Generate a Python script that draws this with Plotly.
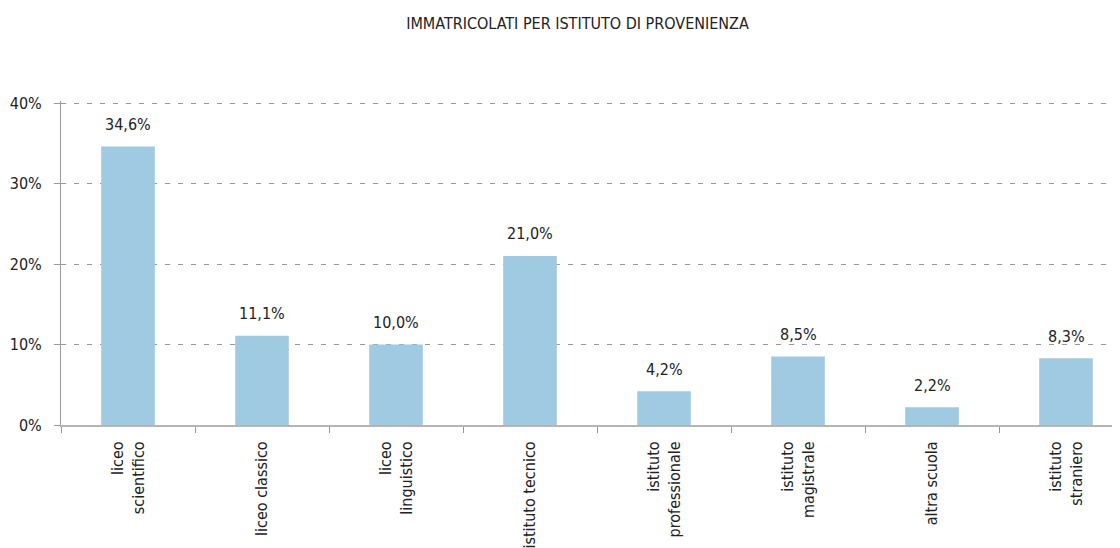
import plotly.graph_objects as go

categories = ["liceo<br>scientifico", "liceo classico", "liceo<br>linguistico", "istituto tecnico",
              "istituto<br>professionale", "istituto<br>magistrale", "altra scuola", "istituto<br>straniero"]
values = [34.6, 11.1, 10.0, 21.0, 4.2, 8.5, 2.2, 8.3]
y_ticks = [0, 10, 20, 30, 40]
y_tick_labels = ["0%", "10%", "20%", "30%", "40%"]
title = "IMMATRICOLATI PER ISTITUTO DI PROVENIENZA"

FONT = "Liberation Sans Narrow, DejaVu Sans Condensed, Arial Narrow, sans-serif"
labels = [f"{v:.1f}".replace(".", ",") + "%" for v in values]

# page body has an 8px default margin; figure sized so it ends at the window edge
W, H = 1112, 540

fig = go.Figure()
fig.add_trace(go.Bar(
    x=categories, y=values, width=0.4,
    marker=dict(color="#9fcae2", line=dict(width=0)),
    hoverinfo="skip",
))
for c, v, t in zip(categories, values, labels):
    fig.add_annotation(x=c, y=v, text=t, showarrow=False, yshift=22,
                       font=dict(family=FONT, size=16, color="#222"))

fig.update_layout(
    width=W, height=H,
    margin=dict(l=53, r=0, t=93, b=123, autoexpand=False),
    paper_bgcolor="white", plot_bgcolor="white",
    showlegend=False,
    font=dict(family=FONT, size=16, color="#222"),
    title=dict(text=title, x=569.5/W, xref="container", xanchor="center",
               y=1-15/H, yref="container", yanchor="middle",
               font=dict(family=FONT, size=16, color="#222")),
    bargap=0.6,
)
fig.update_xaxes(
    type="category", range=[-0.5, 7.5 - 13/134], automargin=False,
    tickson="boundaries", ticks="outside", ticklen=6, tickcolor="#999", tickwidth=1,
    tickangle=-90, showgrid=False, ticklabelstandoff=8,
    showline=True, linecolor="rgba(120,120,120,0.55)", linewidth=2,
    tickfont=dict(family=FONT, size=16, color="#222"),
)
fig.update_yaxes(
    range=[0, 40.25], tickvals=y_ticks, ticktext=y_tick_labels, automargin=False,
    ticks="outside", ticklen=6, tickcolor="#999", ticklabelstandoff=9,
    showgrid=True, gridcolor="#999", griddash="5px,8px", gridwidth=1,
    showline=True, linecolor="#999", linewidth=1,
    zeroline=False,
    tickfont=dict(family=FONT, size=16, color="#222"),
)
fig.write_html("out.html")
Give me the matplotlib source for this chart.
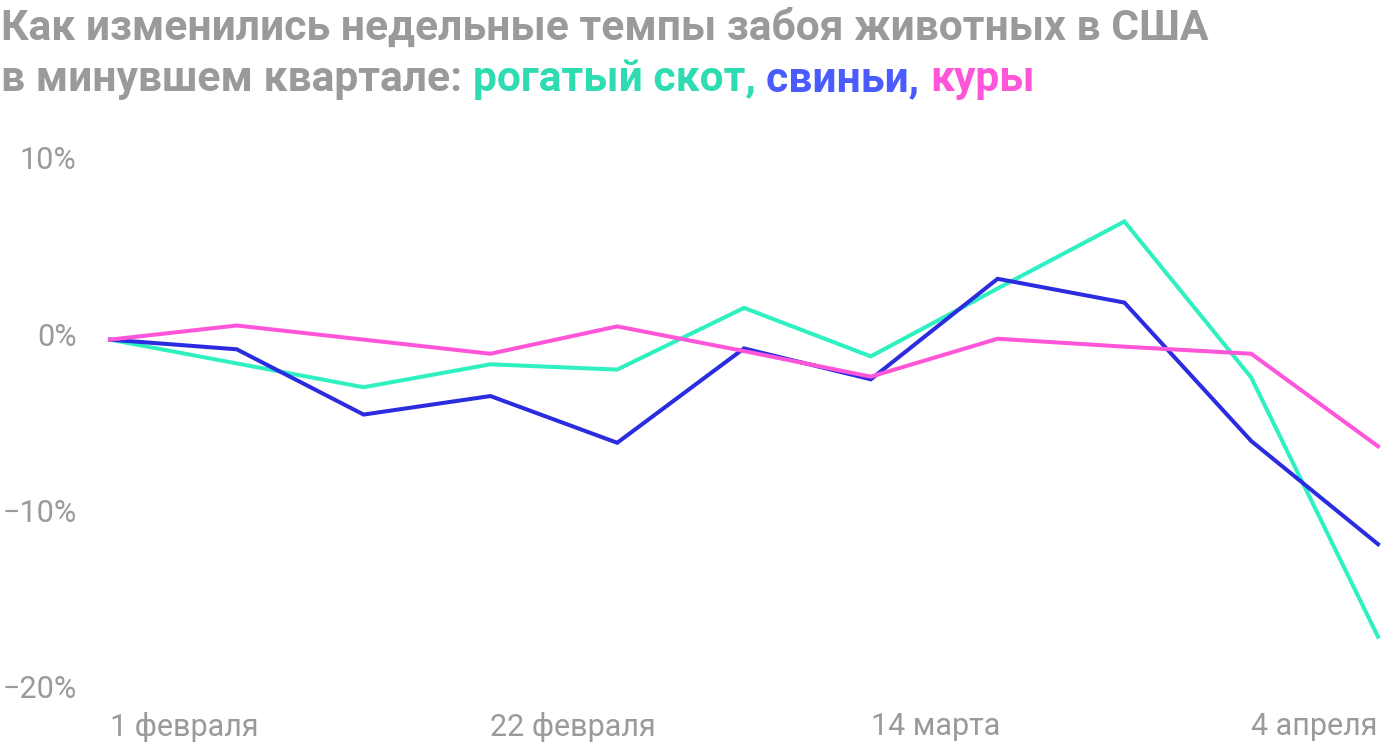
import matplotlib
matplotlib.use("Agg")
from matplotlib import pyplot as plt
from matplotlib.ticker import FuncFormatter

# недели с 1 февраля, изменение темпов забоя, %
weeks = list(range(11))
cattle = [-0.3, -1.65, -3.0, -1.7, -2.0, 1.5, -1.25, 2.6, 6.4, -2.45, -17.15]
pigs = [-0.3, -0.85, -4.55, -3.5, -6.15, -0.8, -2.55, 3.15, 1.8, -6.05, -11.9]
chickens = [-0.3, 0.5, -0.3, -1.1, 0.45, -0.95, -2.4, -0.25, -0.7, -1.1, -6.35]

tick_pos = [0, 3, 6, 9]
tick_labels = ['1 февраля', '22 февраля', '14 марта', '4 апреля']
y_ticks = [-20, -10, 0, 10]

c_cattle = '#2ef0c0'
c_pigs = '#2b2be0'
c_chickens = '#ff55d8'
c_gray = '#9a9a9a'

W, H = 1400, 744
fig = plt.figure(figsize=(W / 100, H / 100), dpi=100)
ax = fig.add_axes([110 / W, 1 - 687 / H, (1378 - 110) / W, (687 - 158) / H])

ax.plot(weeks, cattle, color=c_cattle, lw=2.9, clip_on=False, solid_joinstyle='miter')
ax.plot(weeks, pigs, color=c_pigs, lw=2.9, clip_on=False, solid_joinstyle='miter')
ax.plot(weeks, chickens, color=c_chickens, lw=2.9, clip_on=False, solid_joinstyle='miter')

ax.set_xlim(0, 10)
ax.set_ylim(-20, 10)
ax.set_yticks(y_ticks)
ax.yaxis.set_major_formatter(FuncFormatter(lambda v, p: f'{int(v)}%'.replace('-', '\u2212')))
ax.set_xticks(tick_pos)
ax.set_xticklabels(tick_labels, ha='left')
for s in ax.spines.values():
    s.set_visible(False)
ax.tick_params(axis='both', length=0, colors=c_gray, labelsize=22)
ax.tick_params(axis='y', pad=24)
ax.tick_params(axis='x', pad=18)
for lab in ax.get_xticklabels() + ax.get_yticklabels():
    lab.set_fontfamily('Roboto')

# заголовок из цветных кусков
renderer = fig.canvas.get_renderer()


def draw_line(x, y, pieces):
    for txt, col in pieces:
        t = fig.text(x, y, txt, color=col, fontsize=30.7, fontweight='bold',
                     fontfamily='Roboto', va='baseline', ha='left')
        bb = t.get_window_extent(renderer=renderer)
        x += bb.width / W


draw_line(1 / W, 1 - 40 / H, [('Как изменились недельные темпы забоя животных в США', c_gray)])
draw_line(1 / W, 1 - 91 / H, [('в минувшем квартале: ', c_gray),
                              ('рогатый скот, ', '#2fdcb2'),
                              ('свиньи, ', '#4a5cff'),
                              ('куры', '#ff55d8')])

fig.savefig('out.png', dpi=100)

================

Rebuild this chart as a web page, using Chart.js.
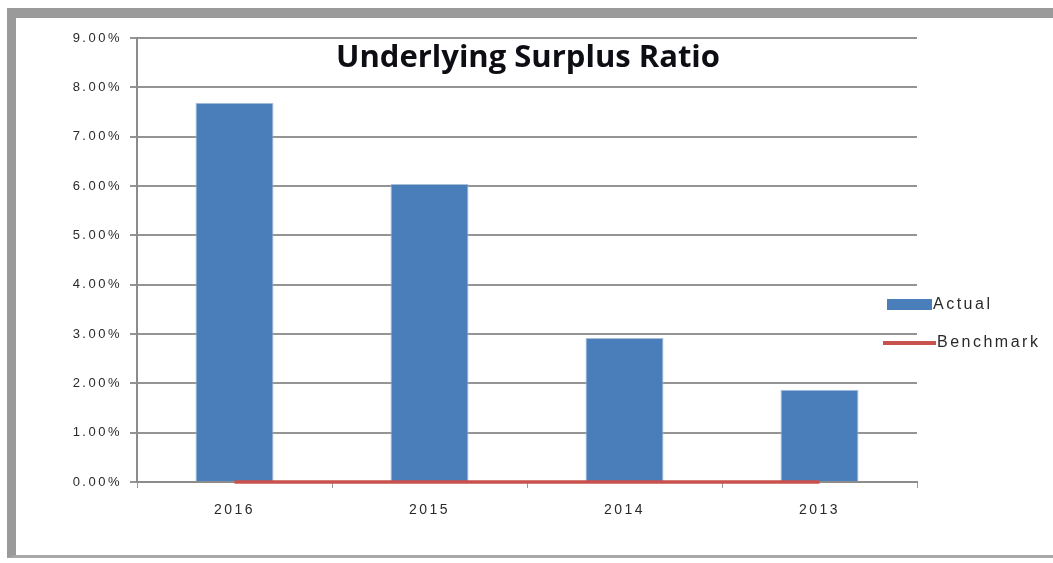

================

- _WHAT YOU WILL DO_
Reproduce, starting at the line containing "Generate a Python" and stopping after the line containing "PER ISTITUTO DI", each of those lines exactly and no others; leave pictures out.

- _THE OUTPUT_
Generate a Python script that draws this with Plotly.
import plotly.graph_objects as go

categories = ["liceo<br>scientifico", "liceo classico", "liceo<br>linguistico", "istituto tecnico",
              "istituto<br>professionale", "istituto<br>magistrale", "altra scuola", "istituto<br>straniero"]
values = [34.6, 11.1, 10.0, 21.0, 4.2, 8.5, 2.2, 8.3]
y_ticks = [0, 10, 20, 30, 40]
y_tick_labels = ["0%", "10%", "20%", "30%", "40%"]
title = "IMMATRICOLATI PER ISTITUTO DI PROVENIENZA"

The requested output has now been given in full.